If you’re a retailer instead of a manufacturer, this expertise is essential for getting customers to trust your product recommendations. The Clymb, Rock/Creek and Backcountry.com all have great blogs where they freely give out advice on gear selections and tips to make your outdoor adventures better.
As a retailer you can never compete with Amazon and Wal-Mart on price alone. There has to be something to differentiate yourself. Expertise is a commodity that doesn’t automate and is difficult to scale, and it’s worth a nice premium to a large subset of customers.
It can be daunting to enter the world of content marketing when you see major brands spending millions on videos and flashy websites and technology that’s out of your reach. The great equalizer here, however is the perceived level of professionalism by the customer. The standards they expect shift based on the medium and the context. A 30-second commercial played during the Superbowl is held to a much higher standard than a webinar by your sales team, or a quick webcam update from your CEO at her desk.

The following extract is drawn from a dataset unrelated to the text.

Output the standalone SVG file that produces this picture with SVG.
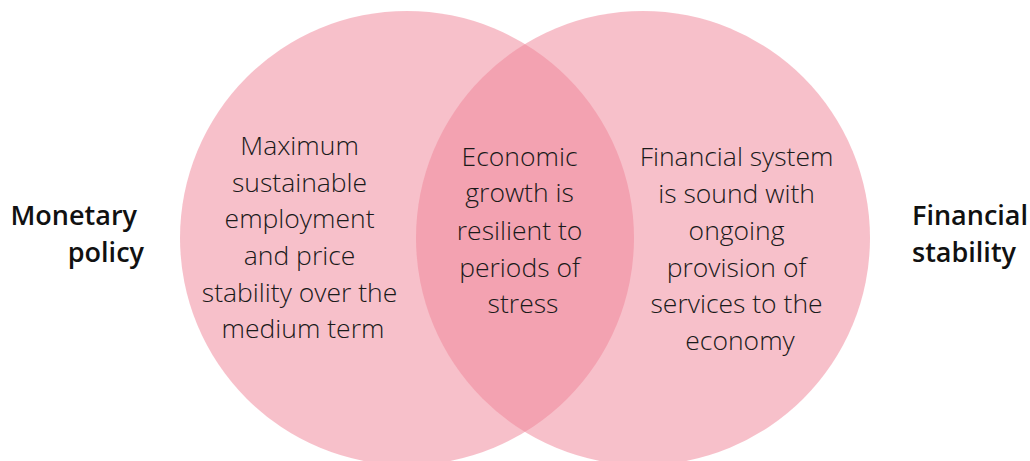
<svg xmlns="http://www.w3.org/2000/svg" width="1030" height="461" viewBox="0 0 1030 461">
  <style>
    .set { fill: #F0879A; fill-opacity: 0.52; }
    .body { font-family: "Open Sans", "Liberation Sans", sans-serif; font-weight: 300; font-size: 26.5px; fill: #1a1a1a; text-anchor: middle; }
    .label { font-family: "Open Sans", "Liberation Sans", sans-serif; font-weight: 600; font-size: 27px; fill: #111111; }
  </style>
  <rect width="1030" height="461" fill="#ffffff"/>

  <g id="monetary-policy">
    <circle class="set" cx="407" cy="238" r="227"/>
    <text class="body">
      <tspan x="303" y="155">Maximum</tspan>
      <tspan x="303" y="192">sustainable</tspan>
      <tspan x="303" y="228">employment</tspan>
      <tspan x="303" y="265">and price</tspan>
      <tspan x="303" y="302">stability over the</tspan>
      <tspan x="303" y="338">medium term</tspan>
    </text>
    <text class="label" text-anchor="end">
      <tspan x="144" y="225">Monetary</tspan>
      <tspan x="144" y="262">policy</tspan>
    </text>
  </g>

  <g id="financial-stability">
    <circle class="set" cx="643" cy="238" r="227"/>
    <text class="body">
      <tspan x="740" y="166">Financial system</tspan>
      <tspan x="740" y="203">is sound with</tspan>
      <tspan x="740" y="240">ongoing</tspan>
      <tspan x="740" y="277">provision of</tspan>
      <tspan x="740" y="313">services to the</tspan>
      <tspan x="740" y="350">economy</tspan>
    </text>
    <text class="label" text-anchor="start">
      <tspan x="912" y="225">Financial</tspan>
      <tspan x="912" y="262">stability</tspan>
    </text>
  </g>

  <g id="overlap">
    <text class="body">
      <tspan x="523" y="166">Economic</tspan>
      <tspan x="523" y="202">growth is</tspan>
      <tspan x="523" y="240">resilient to</tspan>
      <tspan x="523" y="277">periods of</tspan>
      <tspan x="523" y="313">stress</tspan>
    </text>
  </g>

  <g id="connectors"/>
</svg>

The other thing playing to your advantage is that the technology do do all of these things is getting really cheap. Your phone most likely has an HD video camera inside of it now that puts out video that is not that far from what a $10,000 camera could put out ten years ago. Million dollar software solutions for sharing content on websites are now basically free. The barriers to entry are falling fast.
Pick a medium that is on par with your skill-level and work your way up from there. Content and authenticity will always trump polish as long as you don’t overreach.
Adding the ACE method to your marketing strategies doesn’t happen overnight. It’s a long-tail play for a niche of customers that takes a not-insignificant investment of time and resources to do right. It’s hard to scale up for large corporations with messy approval channels and there is the ever-present pull of shinier projects.
The payoffs, however, can be massive. You can literally build a base of customers that will fall over themselves to buy your products. And that, my friends, should leave you feeling pretty stoked.